Lines that include the word "document" are the ones to copy.

--- Data lines ---

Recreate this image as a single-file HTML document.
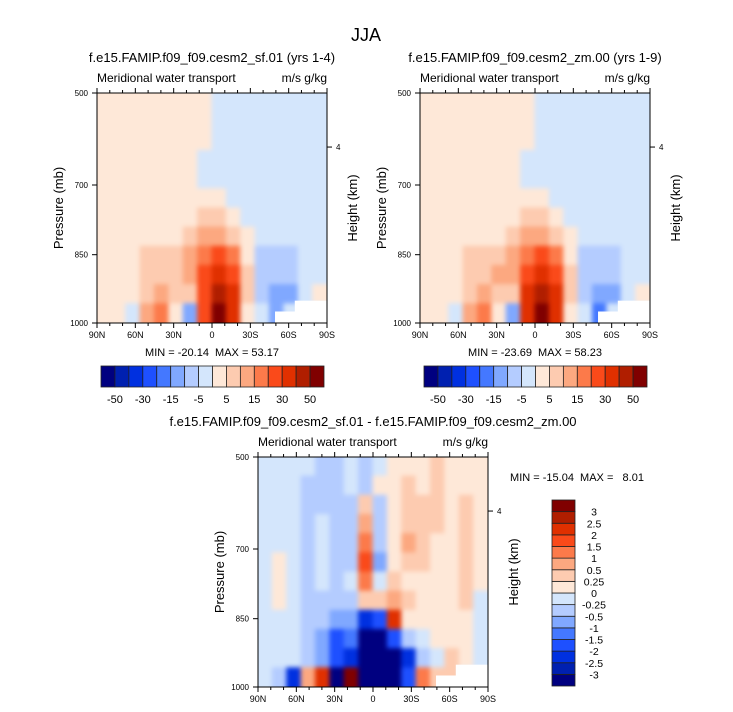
<!DOCTYPE html>
<html><head><meta charset="utf-8"><style>
html,body{margin:0;padding:0;background:#fff;}
svg{display:block;font-family:"Liberation Sans",sans-serif;}
.bl{filter:blur(2.5px);}
</style></head><body>
<svg id="chart" width="733" height="712" viewBox="0 0 733 712" xmlns="http://www.w3.org/2000/svg">
<text x="366" y="41" font-size="18" text-anchor="middle">JJA</text>
</svg>
<script>
const colors=["#000080","#0020b0","#0030e0","#1e50ff","#4478ff","#80a8ff","#b4ccff","#d4e6fc","#fee8d8","#fdcbb0","#fca880","#fc7a4a","#fa4a1a","#e03000","#b01e00","#800000"];
const topLabels=["-50","-30","-15","-5","5","15","30","50"];
const diffLabels=["3","2.5","2","1.5","1","0.5","0.25","0","-0.25","-0.5","-1","-1.5","-2","-2.5","-3"];
const xLabels=["90N","60N","30N","0","30S","60S","90S"];
const pTicks=[500,700,850,1000];
const pFrac=[0,0.4,0.703,1];
const gridA=[
[8,8,8,8,8,8,8,8,7,7,7,7,7,7,7,7],
[8,8,8,8,8,8,8,8,7,7,7,7,7,7,7,7],
[8,8,8,8,8,8,8,8,7,7,7,7,7,7,7,7],
[8,8,8,8,8,8,8,7,7,7,7,7,7,7,7,7],
[8,8,8,8,8,8,8,7,7,7,7,7,7,7,7,7],
[8,8,8,8,8,8,8,8,8,7,7,7,7,7,7,7],
[8,8,8,8,8,8,8,9,9,8,7,7,7,7,7,7],
[8,8,8,8,8,8,9,10,10,9,8,7,7,7,7,7],
[8,8,8,9,9,9,10,11,12,11,8,6,6,6,7,7],
[8,8,8,9,9,9,10,12,13,12,9,6,6,6,7,7],
[8,8,8,9,10,9,9,12,14,13,9,6,5,5,7,8],
[8,8,7,10,11,8,5,12,15,13,8,7,5,7,7,7]];
const gridB=[
[8,8,8,8,8,8,8,8,7,7,7,7,7,7,7,7],
[8,8,8,8,8,8,8,8,7,7,7,7,7,7,7,7],
[8,8,8,8,8,8,8,8,7,7,7,7,7,7,7,7],
[8,8,8,8,8,8,8,7,7,7,7,7,7,7,7,7],
[8,8,8,8,8,8,8,7,7,7,7,7,7,7,7,7],
[8,8,8,8,8,8,8,8,8,7,7,7,7,7,7,7],
[8,8,8,8,8,8,8,9,9,8,7,7,7,7,7,7],
[8,8,8,8,8,8,9,10,10,9,8,7,7,7,7,7],
[8,8,8,9,9,9,10,11,12,11,8,6,6,6,7,7],
[8,8,8,9,9,10,10,12,13,12,9,6,6,6,7,7],
[8,8,8,9,10,9,9,13,14,13,9,6,5,5,7,8],
[8,8,7,10,11,8,5,13,15,13,8,7,4,7,7,7]];
const gridD=[
[7,7,7,7,6,6,7,6,7,8,8,8,9,8,8,8],
[7,7,7,6,6,6,7,6,8,8,9,8,9,8,8,8],
[7,7,7,6,6,6,6,9,6,8,9,9,9,8,9,8],
[7,7,7,6,7,6,6,10,6,8,9,9,9,8,9,8],
[7,7,7,6,7,6,6,11,6,8,10,9,8,8,9,8],
[7,8,7,6,7,6,6,12,5,8,9,9,8,8,9,8],
[7,8,7,6,7,6,7,11,7,9,8,8,8,8,9,8],
[7,8,7,6,6,6,6,9,9,10,9,8,8,8,9,7],
[7,7,7,6,6,5,5,2,3,13,8,8,8,8,8,7],
[7,7,7,6,5,3,4,0,0,3,6,7,8,8,8,7],
[7,7,7,6,5,3,2,0,0,0,2,6,7,9,8,7],
[7,6,2,10,13,0,15,0,0,0,3,11,9,9,7,7]];
const NS="http://www.w3.org/2000/svg";
const svg=document.getElementById('chart');
function el(t,a,p){const e=document.createElementNS(NS,t);for(const k in a)e.setAttribute(k,a[k]);(p||svg).appendChild(e);return e;}
function txt(x,y,s,size,anchor,p){const e=el('text',{x:x,y:y,'font-size':size,'text-anchor':anchor||'start'},p);e.textContent=s;return e;}
let pid=0;
function panel(name,X,Y,grid,title,minmax,mmx,mmy){
  const W=230,H=230;pid++;
  const g=el('g',{});
  
  
  const cp=el('clipPath',{id:'cp'+pid},g);el('rect',{x:X,y:Y,width:W,height:H},cp);
  const cg=el('g',{'clip-path':'url(#cp'+pid+')'},g);
  const fg=el('g',{'class':'bl'},cg);
  const rows=grid.length,cols=grid[0].length;
  const cw=W/cols,ch=H/rows;
  el('rect',{x:X-20,y:Y-20,width:W+40,height:H+40,fill:colors[8]},fg);
  for(let r=0;r<rows;r++)for(let c=0;c<cols;c++){
    const v=grid[r][c];
    const ex=(c==0?-15:0),ew=(c==cols-1?15:0),ey=(r==0?-15:0),eh=(r==rows-1?15:0);
    const cell=el('rect',{x:X+c*cw-0.5+ex,y:Y+r*ch-0.5+ey,width:cw+1-ex+ew,height:ch+1-ey+eh,fill:colors[v]},fg);
    
    
  }
  el('rect',{x:X+W*0.774,y:Y+H*0.95,width:W*0.3,height:H*0.1,fill:'#fff'},cg);
  el('rect',{x:X+W*0.86,y:Y+H*0.903,width:W*0.2,height:H*0.15,fill:'#fff'},cg);
  el('rect',{x:X,y:Y,width:W,height:H,fill:'none',stroke:'#000','stroke-width':1},g);
  for(let i=0;i<=18;i++){const x=X+W*i/18;const L=i%3==0?5:3;
    el('line',{x1:x,y1:Y+H,x2:x,y2:Y+H+L,stroke:'#000'},g);el('line',{x1:x,y1:Y,x2:x,y2:Y-L,stroke:'#000'},g);}
  xLabels.forEach((s,i)=>{const t=txt(X+W*i/6,Y+H+15,s,9,'middle',g);});
  pTicks.forEach((p,i)=>{const y=Y+H*pFrac[i];el('line',{x1:X-5,y1:y,x2:X,y2:y,stroke:'#000'},g);
    const t=txt(X-9,y+3,String(p),8,'end',g);});
  el('line',{x1:X+W,y1:Y+H*0.235,x2:X+W+5,y2:Y+H*0.235,stroke:'#000'},g);
  txt(X+W+9,Y+H*0.235+3,'4',8,'start',g);
  const yt=txt(0,0,'Pressure (mb)',13,'middle',g);yt.setAttribute('transform','translate('+(X-34)+','+(Y+H/2)+') rotate(-90)');
  
  const ht=txt(0,0,'Height (km)',13,'middle',g);ht.setAttribute('transform','translate('+(X+W+30)+','+(Y+H/2)+') rotate(-90)');
  
  const tt=txt(X+W/2,Y-31,title,13,'middle',g);
  txt(X,Y-11,'Meridional water transport',12,'start',g);
  txt(X+W,Y-11,'m/s g/kg',12,'end',g);
  const mm=txt(mmx,mmy,minmax,11,'middle',g);
  mm.style.whiteSpace='pre';
}
panel('panel-sf01',97,93,gridA,'f.e15.FAMIP.f09_f09.cesm2_sf.01 (yrs 1-4)','MIN = -20.14  MAX = 53.17',212,356);
panel('panel-zm00',420,93,gridB,'f.e15.FAMIP.f09_f09.cesm2_zm.00 (yrs 1-9)','MIN = -23.69  MAX = 58.23',535,356);
panel('panel-diff',258,457,gridD,'f.e15.FAMIP.f09_f09.cesm2_sf.01 - f.e15.FAMIP.f09_f09.cesm2_zm.00','MIN = -15.04  MAX =   8.01',577,481);
function hbar(name,X){const g=el('g',{});
  const w=223/16;
  colors.forEach((c,i)=>{const b=el('rect',{x:X+i*w,y:366,width:w,height:21,fill:c,stroke:'#222','stroke-width':0.8},g);});
  topLabels.forEach((s,i)=>{txt(X+(2*i+1)*w,403,s,11,'middle',g);});}
hbar('colorbar-sf01',101);hbar('colorbar-zm00',424);
(function(){const g=el('g',{});
  const h=186/16;
  colors.forEach((c,i)=>{const b=el('rect',{x:552,y:500+(15-i)*h,width:23,height:h,fill:c,stroke:'#222','stroke-width':0.8},g);});
  diffLabels.forEach((s,i)=>{txt(594,500+(i+1)*h+4,s,10.5,'middle',g);});})();
</script>
</body></html>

---

Solution for this problem:
Recreate this image as a single-file HTML document.
const svg=document.getElementById('chart');
function el(t,a,p){const e=document.createElementNS(NS,t);for(const k in a)e.setAttribute(k,a[k]);(p||svg).appendChild(e);return e;}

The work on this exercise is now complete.